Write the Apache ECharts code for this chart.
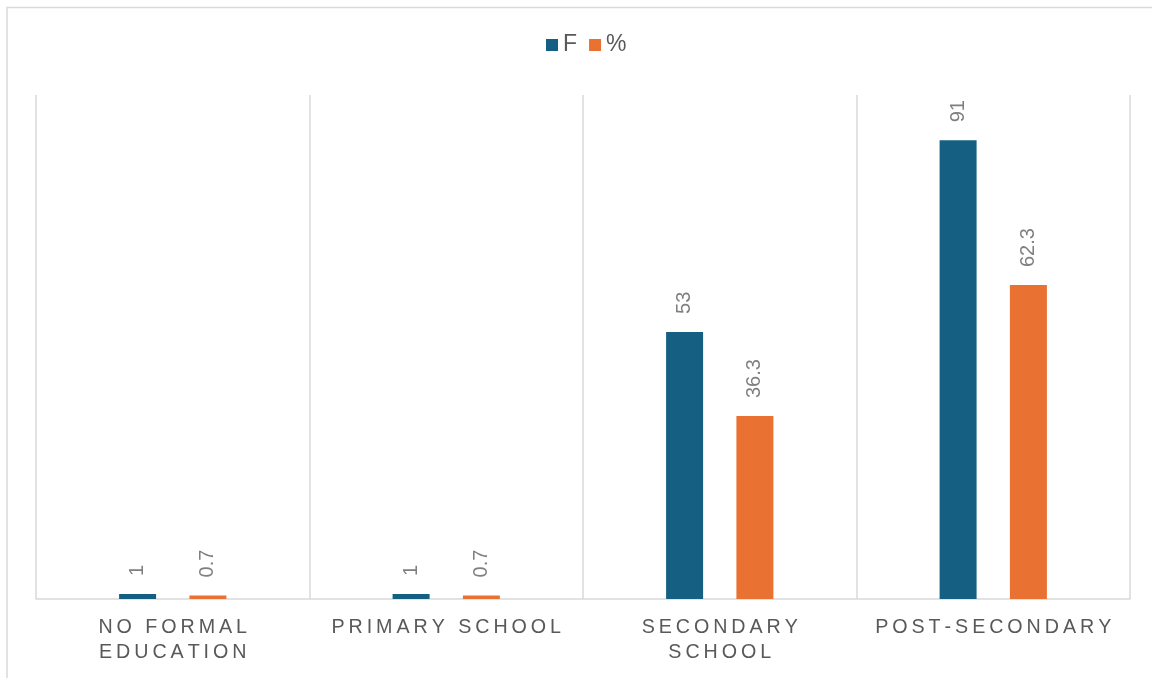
<!DOCTYPE html>
<html>
<head>
<meta charset="utf-8">
<script src="https://cdn.jsdelivr.net/npm/echarts@6/dist/echarts.min.js"></script>
<style>
html,body{margin:0;padding:0;background:#fff;}
#c{width:1152px;height:678px;}
</style>
</head>
<body>
<div id="c"></div>
<script>
const categories = ['NO FORMAL\nEDUCATION', 'PRIMARY SCHOOL', 'SECONDARY\nSCHOOL', 'POST-SECONDARY'];
const seriesNames = ['F', '%'];
const valuesF = [1, 1, 53, 91];
const valuesPct = [0.7, 0.7, 36.3, 62.3];

const SP = '\u2009';
function spaced(s) {
  return s.split('\n').map(l => Array.from(l).join(SP)).join('\n');
}

const chart = echarts.init(document.getElementById('c'), null, {renderer: 'canvas'});
const FONT = 'Liberation Sans, Arial, sans-serif';
const labelCfg = {
  show: true,
  position: 'top',
  rotate: 90,
  align: 'left',
  verticalAlign: 'middle',
  distance: 18,
  color: '#7f7f7f',
  fontSize: 20,
  fontFamily: FONT
};
chart.setOption({
  animation: false,
  backgroundColor: '#fff',
  graphic: [{
    type: 'rect',
    shape: {x: 7, y: 7.5, width: 1160, height: 700},
    style: {fill: 'none', stroke: '#d9d9d9', lineWidth: 1.5},
    silent: true
  }],
  legend: {
    data: seriesNames,
    top: 28.5,
    left: 541,
    icon: 'rect',
    itemWidth: 12,
    itemHeight: 12,
    itemGap: 12,
    textStyle: {color: '#595959', fontSize: 23, fontFamily: FONT}
  },
  grid: {left: 36, right: 22, top: 95, bottom: 79, containLabel: false},
  xAxis: {
    type: 'category',
    data: categories,
    boundaryGap: true,
    axisTick: {show: false},
    axisLine: {show: true, lineStyle: {color: '#d9d9d9', width: 1.5}},
    splitLine: {show: true, lineStyle: {color: '#d9d9d9', width: 1.5}},
    axisLabel: {
      interval: 0,
      margin: 16,
      color: '#595959',
      fontSize: 19.7,
      lineHeight: 25,
      fontFamily: FONT,
      formatter: v => spaced(v)
    }
  },
  yAxis: {
    type: 'value',
    min: 0,
    max: 100,
    show: false,
    splitLine: {show: false}
  },
  series: [
    {
      name: seriesNames[0],
      type: 'bar',
      data: valuesF,
      barWidth: 37,
      barGap: '90%',
      itemStyle: {color: '#156082'},
      label: labelCfg
    },
    {
      name: seriesNames[1],
      type: 'bar',
      data: valuesPct,
      barWidth: 37,
      itemStyle: {color: '#E97132'},
      label: labelCfg
    }
  ]
});
</script>
</body>
</html>
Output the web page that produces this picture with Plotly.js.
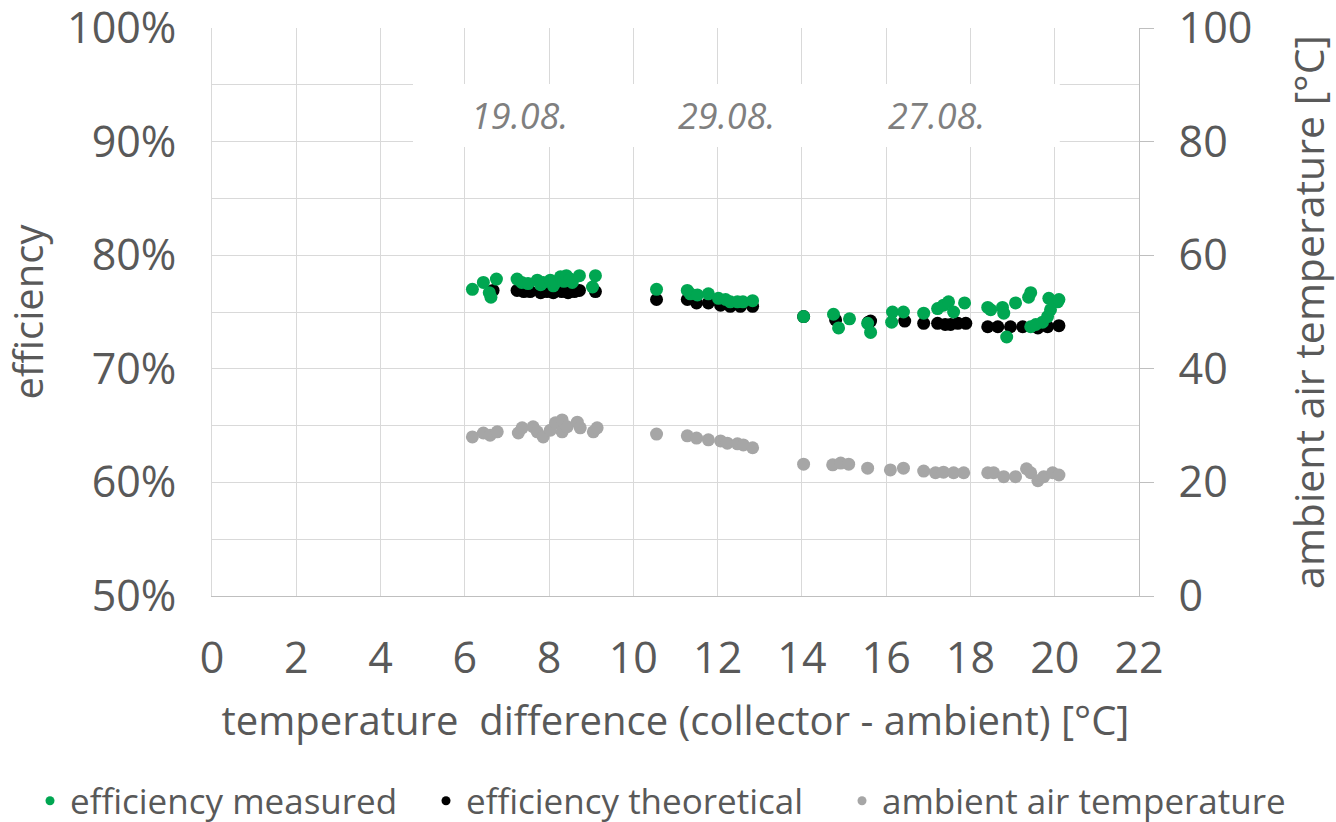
<!DOCTYPE html>
<html>
<head>
<meta charset="utf-8">
<script src="https://cdn.plot.ly/plotly-3.0.1.min.js"></script>
<style>
  html, body { margin: 0; padding: 0; background: #ffffff; }
  #chart { width: 1336px; height: 822px; }
</style>
</head>
<body>
<div id="chart"></div>
<script>
// ---- data ----
const seriesNames = ["efficiency measured", "efficiency theoretical", "ambient air temperature"];
const dateLabels = ["19.08.", "29.08.", "27.08."];
const dateLabelX = [7.3, 12.2, 17.2];

const xMeasured = [6.18, 6.44, 6.58, 6.62, 6.75, 7.24, 7.35, 7.50, 7.72, 7.80, 7.86, 8.03, 8.10, 8.15, 8.27, 8.35, 8.41, 8.50, 8.55, 8.72, 9.03, 9.10,
  10.55, 11.28, 11.35, 11.52, 11.78, 12.02, 12.19, 12.30, 12.47, 12.60, 12.83,
  14.04, 14.75, 14.87, 15.13, 15.56, 15.63, 16.15, 16.13, 16.41, 16.89, 17.22, 17.36, 17.48, 17.60, 17.86,
  18.41, 18.48, 18.76, 18.79, 18.86, 19.07, 19.38, 19.43, 19.43, 19.55, 19.71, 19.83, 19.90, 19.86, 20.07, 20.10];
const effMeasured = [77.0, 77.6, 76.7, 76.3, 77.9, 77.9, 77.6, 77.5, 77.8, 77.4, 77.6, 77.8, 77.3, 77.6, 78.1, 77.7, 78.2, 77.9, 77.6, 78.2, 77.2, 78.2,
  77.0, 76.9, 76.6, 76.5, 76.6, 76.2, 76.1, 75.9, 75.9, 75.9, 76.0,
  74.6, 74.8, 73.6, 74.4, 74.0, 73.2, 75.0, 74.1, 75.0, 74.9, 75.3, 75.6, 75.9, 75.0, 75.8,
  75.4, 75.2, 75.4, 74.9, 72.8, 75.8, 76.3, 76.7, 73.7, 73.9, 74.1, 74.6, 75.2, 76.2, 75.9, 76.1];

const xTheoretical = [6.67, 7.24, 7.40, 7.55, 7.80, 7.95, 8.10, 8.30, 8.45, 8.60, 8.72, 9.10,
  10.55, 11.28, 11.50, 11.78, 12.07, 12.30, 12.54, 12.83,
  14.04, 14.80, 15.58, 15.63, 16.44, 16.89, 17.22, 17.40, 17.53, 17.70, 17.89,
  18.41, 18.65, 18.95, 19.24, 19.60, 19.83, 20.10];
const effTheoretical = [76.9, 76.9, 76.8, 76.8, 76.7, 76.8, 76.7, 76.8, 76.7, 76.8, 76.9, 76.8,
  76.1, 76.1, 75.8, 75.8, 75.6, 75.5, 75.5, 75.5,
  74.6, 74.3, 74.1, 74.2, 74.2, 74.0, 74.0, 73.9, 73.9, 74.0, 74.0,
  73.7, 73.7, 73.7, 73.7, 73.6, 73.7, 73.8];

const xAmbient = [6.18, 6.44, 6.60, 6.77, 7.27, 7.36, 7.62, 7.72, 7.86, 8.03, 8.15, 8.31, 8.31, 8.43, 8.67, 8.74, 9.05, 9.14,
  10.55, 11.28, 11.50, 11.78, 12.07, 12.23, 12.47, 12.61, 12.83,
  14.04, 14.73, 14.92, 15.11, 15.56, 16.10, 16.41, 16.89, 17.17, 17.36, 17.60, 17.84,
  18.41, 18.55, 18.79, 19.07, 19.33, 19.43, 19.60, 19.74, 19.95, 20.10];
const tAmbient = [28.0, 28.7, 28.3, 28.9, 28.7, 29.6, 29.8, 28.9, 28.0, 29.2, 30.5, 31.0, 28.9, 29.8, 30.6, 29.6, 28.9, 29.6,
  28.5, 28.2, 27.8, 27.5, 27.3, 26.9, 26.8, 26.6, 26.1,
  23.2, 23.1, 23.4, 23.2, 22.5, 22.2, 22.5, 22.0, 21.7, 21.8, 21.7, 21.7,
  21.7, 21.7, 21.0, 21.0, 22.4, 21.7, 20.3, 21.0, 21.7, 21.3];

const colors = ["#00A651", "#000000", "#A6A6A6"];
const FONT = "'Open Sans', 'Noto Sans', sans-serif";
const TXT = "#595959";
const GRID = "#D9D9D9";

const toFrac = arr => arr.map(v => v / 100);

const traces = [
  { x: xAmbient, y: tAmbient, yaxis: "y2", type: "scatter", mode: "markers",
    marker: { color: colors[2], size: 13 }, showlegend: false },
  { x: xTheoretical, y: toFrac(effTheoretical), type: "scatter", mode: "markers",
    marker: { color: colors[1], size: 13 }, showlegend: false },
  { x: xMeasured, y: toFrac(effMeasured), type: "scatter", mode: "markers",
    marker: { color: colors[0], size: 13 }, showlegend: false },
  // legend entries (small dots like the reference legend), one legend per entry
  { x: [null], y: [null], type: "scatter", mode: "markers", name: seriesNames[0], legend: "legend",
    marker: { color: colors[0], size: 9 } },
  { x: [null], y: [null], type: "scatter", mode: "markers", name: seriesNames[1], legend: "legend2",
    marker: { color: colors[1], size: 9 } },
  { x: [null], y: [null], type: "scatter", mode: "markers", name: seriesNames[2], legend: "legend3",
    marker: { color: colors[2], size: 9 } }
];

const annotations = dateLabels.map((t, i) => ({
  x: dateLabelX[i], y: 0.923, xref: "x", yref: "y",
  text: t, showarrow: false,
  font: { family: FONT, size: 36, color: "#7F7F7F", style: "italic" }
}));

function legendAt(xPx) {
  return {
    orientation: "h", xref: "container", yref: "container",
    x: xPx / 1336, xanchor: "left", y: 1 - 801 / 822, yanchor: "middle",
    font: { family: FONT, size: 35, color: TXT },
    itemwidth: 30, bgcolor: "rgba(0,0,0,0)"
  };
}

const layout = {
  width: 1336, height: 822,
  paper_bgcolor: "#ffffff", plot_bgcolor: "#ffffff",
  margin: { l: 212, r: 197, t: 28, b: 226, pad: 0 },
  font: { family: FONT, color: TXT },
  showlegend: true,
  legend: legendAt(30),
  legend2: legendAt(426),
  legend3: legendAt(842),
  xaxis: {
    range: [0, 22.00001], dtick: 2, tick0: 0,
    showgrid: true, gridcolor: GRID, gridwidth: 1,
    zeroline: false, showline: true, linecolor: "#BFBFBF", linewidth: 1,
    ticks: "", ticklabelstandoff: 24, ticklabeloverflow: "allow",
    tickfont: { family: FONT, size: 43, color: TXT },
    title: { text: "temperature\u00a0 difference (collector - ambient) [°C]",
      font: { family: FONT, size: 40, color: TXT }, standoff: 22 }
  },
  yaxis: {
    range: [0.5, 1.0000001], dtick: 0.1, tick0: 0.5, tickformat: ".0%",
    showgrid: true, gridcolor: GRID, gridwidth: 1,
    minor: { dtick: 0.05, tick0: 0.5, showgrid: true, gridcolor: GRID, gridwidth: 1, ticks: "" },
    zeroline: false, showline: true, linecolor: GRID, linewidth: 1,
    ticks: "", ticklabelstandoff: 26, ticklabeloverflow: "allow",
    tickfont: { family: FONT, size: 43, color: TXT },
    title: { text: "efficiency", font: { family: FONT, size: 40, color: TXT }, standoff: 28 }
  },
  yaxis2: {
    overlaying: "y", side: "right",
    range: [0, 100.00001], dtick: 20, tick0: 0,
    showgrid: false, zeroline: false,
    showline: true, linecolor: "#BFBFBF", linewidth: 1,
    ticks: "outside", ticklen: 14, tickcolor: "#BFBFBF", tickwidth: 1, ticklabelstandoff: 16,
    ticklabeloverflow: "allow",
    tickfont: { family: FONT, size: 43, color: TXT },
    title: { text: "ambient air temperature [°C]", font: { family: FONT, size: 41, color: TXT }, standoff: 54 }
  },
  shapes: [{
    type: "rect", xref: "x", yref: "y", layer: "between",
    x0: 4.77, x1: 20.12, y0: 0.8952, y1: 0.9507,
    fillcolor: "#ffffff", line: { width: 0 }
  }],
  annotations: annotations
};

Plotly.newPlot("chart", traces, layout, { displayModeBar: false, staticPlot: true });
</script>
</body>
</html>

• _GOAL OF THE EXERCISE_
Retype only the lines above from the one with "Output the web" through the one with "const dateLabelX = [7.3, 12.2, 17.2];", exactly and with both ends. Images stay out.

• _SOLUTION TO THIS EXERCISE_
Output the web page that produces this picture with Plotly.js.
<!DOCTYPE html>
<html>
<head>
<meta charset="utf-8">
<script src="https://cdn.plot.ly/plotly-3.0.1.min.js"></script>
<style>
  html, body { margin: 0; padding: 0; background: #ffffff; }
  #chart { width: 1336px; height: 822px; }
</style>
</head>
<body>
<div id="chart"></div>
<script>
// ---- data ----
const seriesNames = ["efficiency measured", "efficiency theoretical", "ambient air temperature"];
const dateLabels = ["19.08.", "29.08.", "27.08."];
const dateLabelX = [7.3, 12.2, 17.2];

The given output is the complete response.